A una settimana dal suo varo, il cosiddetto “decreto dignità” è già finito ai margini del dibattito pubblico. Fra malumori e imbarazzi, è rimasto qualche scampolo di polemica politico-sindacale, con il vicepremier Luigi Di Maio a difendere il suo primo provvedimento più nel metodo (“cominciamo a cambiare”) che nel merito delle misure:  mentre la stessa Lega, partner di maggioranza di M5S, guarda già al passaggio parlamentare di conversione del decreto per modificarne almeno i contenuti. Il Sole 24 Ore – quotidiano di Confindustria – si è trovato senz’altro a riflettere l’insoddisfazione aperta di una parte sociale, ma è un fatto che i consueti approfondimenti tecnico-normativi si siano forzatamente concentrati sui nodi creati dal decreto: non su soluzioni offerte o nuove opportunità. Di cui è davvero difficile trovar traccia in un testo peraltro ancora provvisorio.



Il decreto si riduce in effetti ad abrogare qualche pezzo di Jobs Act, che non a caso è la “cosa interessante” subito rilevata dal segretario del Cgil Susanna Camusso. È stata tolta flessibilità, anzitutto, al nuovo regime delle tutele crescenti in entrata, con il ripristino delle cosiddette “causali” per i contratti a termine oltre i 12 mesi: passo simbolico di un depotenziamento improvvisato e parziale della riforma elaborata dal centrosinistra.
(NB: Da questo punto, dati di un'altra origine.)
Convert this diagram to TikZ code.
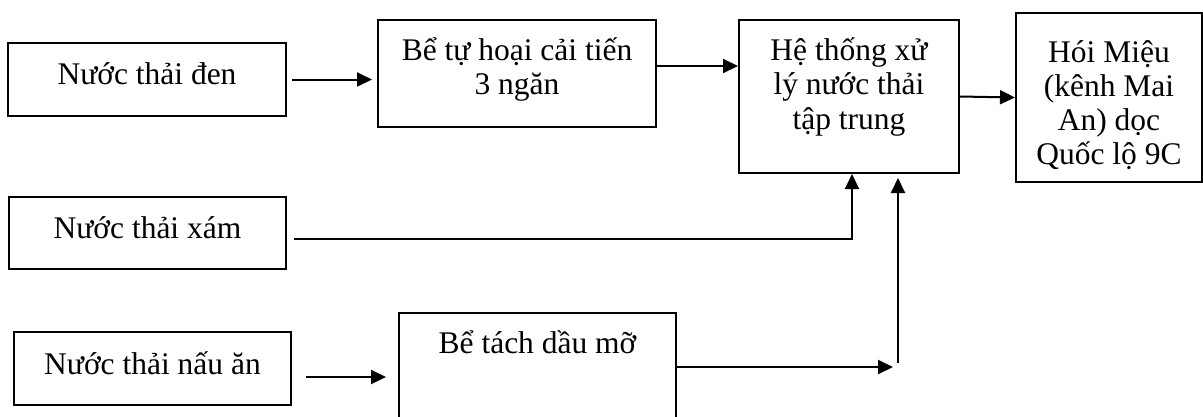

Nulla a che vedere con un tentativo di rivisitazione agganciato a nuove ipotesi di politica del lavoro: solo un mezzo passo indietro tattico e affrettato, con effetti soltanto negativi.



Quello di breve periodo – la disincentivazione del potenziale di generazione occupazionale per i giovani insito nel Jobs Act – è forse meno grave di quello prospettico:  lasciar trasparire nell’opinione pubblica interna e internazionale che il governo giallo-verde vorrebbe re-irrigidire in modo strutturale il mercato del lavoro, ma è diviso, tecnicamente fragile, comunque incerto e timoroso. In attesa di lanciare il “reddito di cittadinanza”, l’esecutivo Conte non si mostra comunque veramente interessato a promuovere dinamiche positive nel mercato del lavoro. Senz’altro un brutto vedere quando Mario Draghi –  custode (italiano) dell’euro – sollecita  “fatti” dalla nuova maggioranza politica a Roma.



Ma i “fatti” li attendono soprattutto i 485mila italiani fra i 15 e i 24 anni che risultavano disoccupati al marzo scorso: o i 781mila nella fascia successiva (25-34), con sei milioni di inattivi nella fascia aggregata. A tutti costoro il decreto dignità non ha restituito neppure i “voucher” – la cui abolizione è stata l’ultimo scalpo ideologico preteso dalla Cgil dal governo “amico” del Pd – e ha invece cominciato a rialzare un muretto attorno alle agenzie del lavoro, reduci da una lunga marcia iniziata con la riforma Treu, proseguita con quella firmata col sangue di Marco Biagi e conclusa con il Jobs Act. 

L’unica vera riforma dell’ultima legislatura era stata realizzata per metà (quella normativa), mentre una seconda parte – quella cruciale delle politiche attive per il lavoro – avrebbe dovuto essere l’impegno strategico del nuovo governo: senza piccole speculazioni post-elettorali sulla vera emergenza Paese. Invece a un mese dal suo insediamento come super-ministro dello Sviluppo e del Lavoro, Di Maio ha cominciato a smontare la prima parte del Jobs Act e ha ignorato obiettivi e strumenti individuati dalla seconda. Non c’è da stupirsi se un titolo di giornale ha parlato di pensosa “indulgenza” del Quirinale verso un provvedimento che non aveva veramente nulla di urgente. Anzi.